KEY WEST, Fla. -- For love or money -- or a commitment to Fidel Castro's demise -- an unseemly mix of people have combined to bring Cuban refugees to the United States at a time when record numbers are fleeing their troubled homeland.
"It's an underground railroad," said Dante Capas, a pilot who searches for Cuban refugees with the newly formed Rafters Rescue Legion.
To those who consider it a humanitarian effort, the fact that Cubans escape is what's important -- not how they do it.
Mr. Capas did not ask who brought a group of Cubans out last month when he got a call to help search for them.
"I assume they were smugglers," he said.
To Mr. Capas, that question was less important than how, when and where the Cubans would land.
It would be up to the pilots to find the group and call the U.S. Coast Guard so the Cubans could be taken ashore safely.

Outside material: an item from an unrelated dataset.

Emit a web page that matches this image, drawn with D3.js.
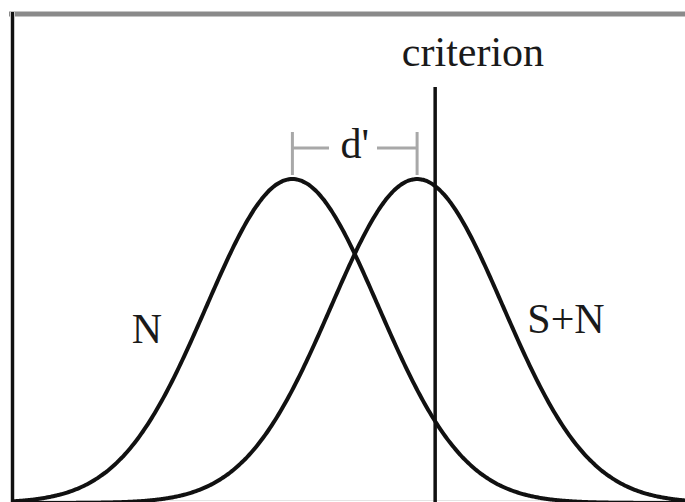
<!DOCTYPE html>
<html>
<head>
<meta charset="utf-8">
<script src="https://cdn.jsdelivr.net/npm/d3@7"></script>
<style>
    html, body { margin: 0; padding: 0; background: #fff; }
    svg { display: block; }
    .label { font-family: "Liberation Serif", "Times New Roman", serif; fill: #1a1a1a; }
</style>
</head>
<body>
<div id="chart"></div>
<script>

// distributions (in standard units, noise mean = 0)
let distLabels = ['N', 'S+N'];
let distMeans = [0, 1.45];
let distSd = [1, 1];
let criterionValue = 1.66;

// text labels
let criterionLabel = 'criterion';
let dprimeLabel = "d'";

let width = 685,
    height = 502;

let svg = d3.select('#chart').append('svg')
    .attr('width', width)
    .attr('height', height);

let x = d3.scaleLinear()
    .domain([-3.4, 4.6])
    .range([0, 688]);

let y = d3.scaleLinear()
    .domain([0, 1 / Math.sqrt(2 * Math.PI)])
    .range([503, 179]);

function density(v, m, s) {
    let z = (v - m) / s;
    return Math.exp(-z * z / 2) / (s * Math.sqrt(2 * Math.PI));
}

// frame: gray top, black left, faint bottom
svg.append('line')
    .attr('x1', 9).attr('x2', width)
    .attr('y1', 14).attr('y2', 14)
    .attr('stroke', '#8a8a8a')
    .attr('stroke-width', 5);

svg.append('line')
    .attr('x1', 12.5).attr('x2', 12.5)
    .attr('y1', 12).attr('y2', height)
    .attr('stroke', '#c8c8c8')
    .attr('stroke-width', 5);
svg.append('line')
    .attr('x1', 12.5).attr('x2', 12.5)
    .attr('y1', 12).attr('y2', height)
    .attr('stroke', '#111')
    .attr('stroke-width', 3);

svg.append('line')
    .attr('x1', 12).attr('x2', width)
    .attr('y1', 500.5).attr('y2', 500.5)
    .attr('stroke', '#e4e4e4')
    .attr('stroke-width', 1);

// curves
let line = d3.line()
    .x(function(d) { return x(d[0]); })
    .y(function(d) { return y(d[1]); })
    .curve(d3.curveBasis);

let xs = d3.range(x.invert(12), x.invert(width + 2), 0.02);

svg.append('g')
    .selectAll('.curve')
    .data(distMeans)
    .enter()
    .append('path')
    .classed('curve', true)
    .attr('d', function(m, i) {
        return line(xs.map(function(v) { return [v, density(v, m, distSd[i])]; }));
    })
    .attr('fill', 'none')
    .attr('stroke', '#111')
    .attr('stroke-width', 4);

// criterion line
svg.append('line')
    .attr('x1', x(criterionValue)).attr('x2', x(criterionValue))
    .attr('y1', 87).attr('y2', height)
    .attr('stroke', '#111')
    .attr('stroke-width', 3.5);

svg.append('text')
    .classed('label', true)
    .attr('x', 473)
    .attr('y', 66)
    .attr('text-anchor', 'middle')
    .style('font-size', '42px')
    .text(criterionLabel);

// d' bracket between the two means
let bracketY = 148;
let g = svg.append('g')
    .attr('stroke', '#a8a8a8')
    .attr('stroke-width', 3);

distMeans.forEach(function(m) {
    g.append('line')
        .attr('x1', x(m)).attr('x2', x(m))
        .attr('y1', 132).attr('y2', 175);
});
g.append('line')
    .attr('x1', x(distMeans[0])).attr('x2', 329)
    .attr('y1', bracketY).attr('y2', bracketY);
g.append('line')
    .attr('x1', 377).attr('x2', x(distMeans[1]))
    .attr('y1', bracketY).attr('y2', bracketY);

svg.append('text')
    .classed('label', true)
    .attr('x', (x(distMeans[0]) + x(distMeans[1])) / 2)
    .attr('y', 158)
    .attr('text-anchor', 'middle')
    .style('font-size', '42px')
    .text(dprimeLabel);

// distribution labels
let labelPos = [[147, 343], [566, 333]];
svg.selectAll('.dist-label')
    .data(distLabels)
    .enter()
    .append('text')
    .classed('label', true)
    .classed('dist-label', true)
    .attr('x', function(d, i) { return labelPos[i][0]; })
    .attr('y', function(d, i) { return labelPos[i][1]; })
    .attr('text-anchor', 'middle')
    .style('font-size', '42px')
    .text(function(d) { return d; });

</script>
</body>
</html>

Mr. Capas, retired from Wall Street, donates his time and money to search for rafters because "this is something I can do that others can't do."
There are some unwilling participants in this underground railroad.
Frank Dominguez, manager of Club Nautico boat rentals in Key West, is one.
Three times this year, expensive rental boats have been lost in smuggling ventures, he suspects. The risk of losing boats to smugglers is so great that Club Nautico does not rent larger boats capable of making the 180-mile round trip to Cuba, he said.
For someone with the money, hiring a smuggler is not that difficult. The word in the Key West boating community is that there are so many willing to smuggle Cubans that the price has fallen from $10,000 to $5,000 a person, Mr. Dominguez said.
Federal authorities concede Mr. Dominguez's assessment of the smugglers market is probably accurate. But they do not know for sure. Few smuggling cases are prosecuted because there rarely is evidence or Cuban passengers who know details about arrangements, prosecutors say.
Still, said Andres Rivero, a spokesman for the U.S. Attorney's Office in Miami: "It's illegal to smuggle aliens -- period."
Key to the success of the underground railroad are the people disseminating information about the rafters.
Besides being a place for refugees until they are united with Florida relatives, the Transit House for Cuban Refugees on Stock Island also serves as an unofficial clearinghouse for information about rafters.
Phones in the transit house rang constantly with calls about Cuban rafters one day last month, a record month with more than 500 rafters rescued.
When rafters are found, manager Arturo Cobo immediately calls a half-dozen area Spanish language radio stations so they can broadcast the news.
"This way, their families in Cuba know they are safe," said Mr. Cobo.